3.14. Dit alles leidt het hof tot de conclusie dat, voorshands niet aannemelijk is geworden dat de man na zijn ontslag bij [A] geen verdiencapaciteit meer had of heeft om een inkomen te verwerven waarmee hij in redelijkheid niet aan de alimentatieovereenkomst kan worden gehouden. Dat brengt met zich -mede gezien de terughoudendheid die de rechter in deze moet betrachten-, dat de door de man gestelde wijziging van omstandigheden, gelegen in de beëindiging van zijn dienstverband bij [A] en de gevolgen daarvan, niet een zodanige wijziging van omstandigheden betreft, dat de vrouw in het licht van alle bestaande omstandigheden, naar maatstaven van redelijkheid en billijkheid ongewijzigde instandhouding van de tussen partijen gesloten alimentatie-overeenkomst niet mag verwachten.

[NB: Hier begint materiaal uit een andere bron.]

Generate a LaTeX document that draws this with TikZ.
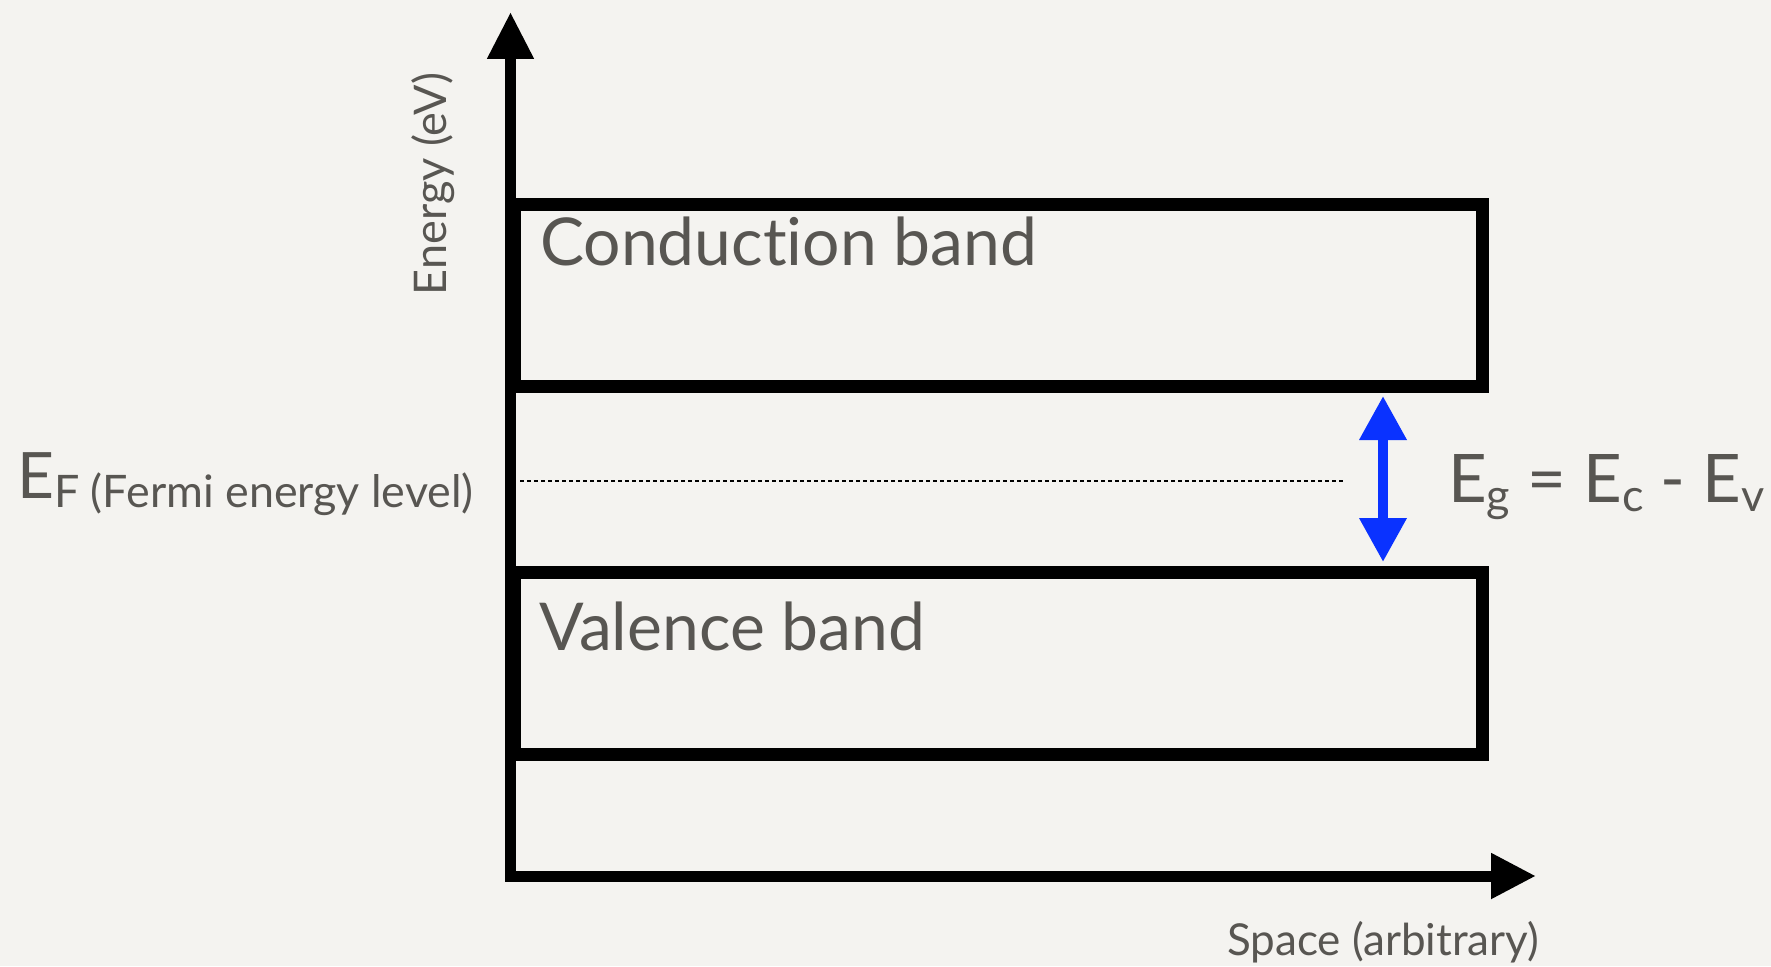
\documentclass[tikz,border=0pt]{standalone}
\usepackage{fontspec}
\setmainfont[Ligatures={NoCommon}]{Lato}
\usetikzlibrary{arrows.meta}
\definecolor{bg}{RGB}{244,243,240}
\definecolor{txt}{RGB}{88,86,82}
\definecolor{gapblue}{RGB}{10,50,255}
\newcommand{\fs}[1]{\fontsize{#1}{#1}\selectfont}
\newcommand{\lowsub}[1]{\raisebox{-9pt}{\fs{45}#1}}
\newcommand{\lowsubs}[1]{\raisebox{-9pt}{\fs{44.8}#1}}
\begin{document}
\begin{tikzpicture}[x=1pt,y=-1pt,
  axisline/.style={line width=11pt,draw=black},
  bandbox/.style={line width=13pt,draw=black,inner sep=0pt,outer sep=0pt,minimum width=968.5pt,minimum height=182.5pt,anchor=north west},
  lbl/.style={inner sep=0pt,text=txt}]
\fill[bg] (0,0) rectangle (1771,966);
\useasboundingbox (0,0) rectangle (1771,966);
% axes
\coordinate (ybot) at (510.5,881);
\coordinate (ytop) at (510.5,12);
\coordinate (xleft) at (505,876);
\coordinate (xright) at (1536,876);
\draw[axisline,-{Triangle[length=47pt,width=44pt]}] (ybot) -- (ytop);
\draw[axisline,-{Triangle[length=45pt,width=43pt]}] (xleft) -- (xright);
% bands
\node[bandbox] (cb) at (514,204) {};
\node[bandbox] (vb) at (514,572) {};
\node[lbl,anchor=base west,font=\fs{66}] (cbl) at (540,265) {Conduc\kern0pt tion band};
\node[lbl,anchor=base west,font=\fs{66}] (vbl) at (539,650) {Valence band};
% Fermi level
\coordinate (fl) at (520,481);
\coordinate (fr) at (1343,481);
\draw[line width=2pt,dash pattern=on 4pt off 3pt] (fl) -- (fr);
% gap arrow
\coordinate (gt) at (1383,396);
\coordinate (gb) at (1383,562);
\draw[gapblue,line width=10pt,{Triangle[length=44pt,width=45pt]}-{Triangle[length=44pt,width=45pt]}] (gt) -- (gb);
% labels
\node[lbl,anchor=base west] (ef) at (17,498) {\fs{64}E\lowsubs{F (Fermi energy level)}};
\node[lbl,anchor=base west] (eg) at (1448,502) {\fs{67}E\lowsub{g} = E\lowsub{c} - E\lowsub{v}};
\node[lbl,anchor=base,rotate=90,font=\fs{45}] (ylab) at (446,184) {Energy (eV)};
\node[lbl,anchor=base,font=\fs{44}] (xlab) at (1383,955) {Space (arbitrary)};
\end{tikzpicture}
\end{document}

Het inleidend verzoek van de vrouw zal derhalve alsnog worden toegewezen waar het haar alimentatie betreft, met dien verstande dat de wettelijke indexering eerst per 1 januari 2006 zal ingaan.
3.15. Dit leidt tot de volgende beslissing.
4. Beslissing
Het hof:
vernietigt de beschikkingen waarvan beroep van 10 januari 2001 en 24 oktober 2001, voor zover betrekking hebbend op de uitkering tot levensonderhoud van de vrouw en, in zoverre opnieuw rechtdoende;
bepaalt de door de man te betalen uitkering tot levensonderhoud van de vrouw op ƒ 6.000,-/€ 2.723,- (TWEEDUIZEND ZEVENHONDERD EN DRIEËNTWINTIG EURO) per maand zo lang de vrouw met beide kinderen de voormalige echtelijke woning bewoont en de kinderen de middelbare school bezoeken doch niet eerder dan met ingang van 28 maart 2001, op ƒ 10.000,-/€ 4.538,- (VIERDUIZEND VIJFHONDERD ACHTENDERTIG EURO) per maand vanaf de eerste van de maand volgend op de maand waarin de vrouw met beide kinderen de voormalige echtelijke woning heeft verlaten en elders haar intrek heeft genomen en op ƒ 7.500,-/€ 3.403,- (DRIEDUIZEND VIERHONDERDDRIE EURO) per maand vanaf de eerste van de maand volgend op de maand waarin één kind niet meer bij de vrouw woont, vanaf heden bij vooruitbetaling te voldoen;
bepaalt dat de man over de uitkering tot levensonderhoud van de vrouw vanaf 1 januari 2006 de wettelijke indexering van artikel 1:402a Burgerlijk Wetboek betaalt;
bekrachtigt de beschikkingen waarvan beroep van 10 januari 2001 en van 24 oktober 2001 van de rechtbank te Groningen voor het overige, voor zover aan het oordeel van het hof onderworpen;
verklaart deze beschikking uitvoerbaar bij voorraad;
wijst af het meer of anders verzochte.
Deze beschikking is gegeven door mrs. A.M.L. Broekhuijsen-Molenaar, M.M.A. Gerritzen-Gunst en S. Clement in tegenwoordigheid van mr. F.J.E. van Geijn als griffier, en in het openbaar uitgesproken op 14 april 2005.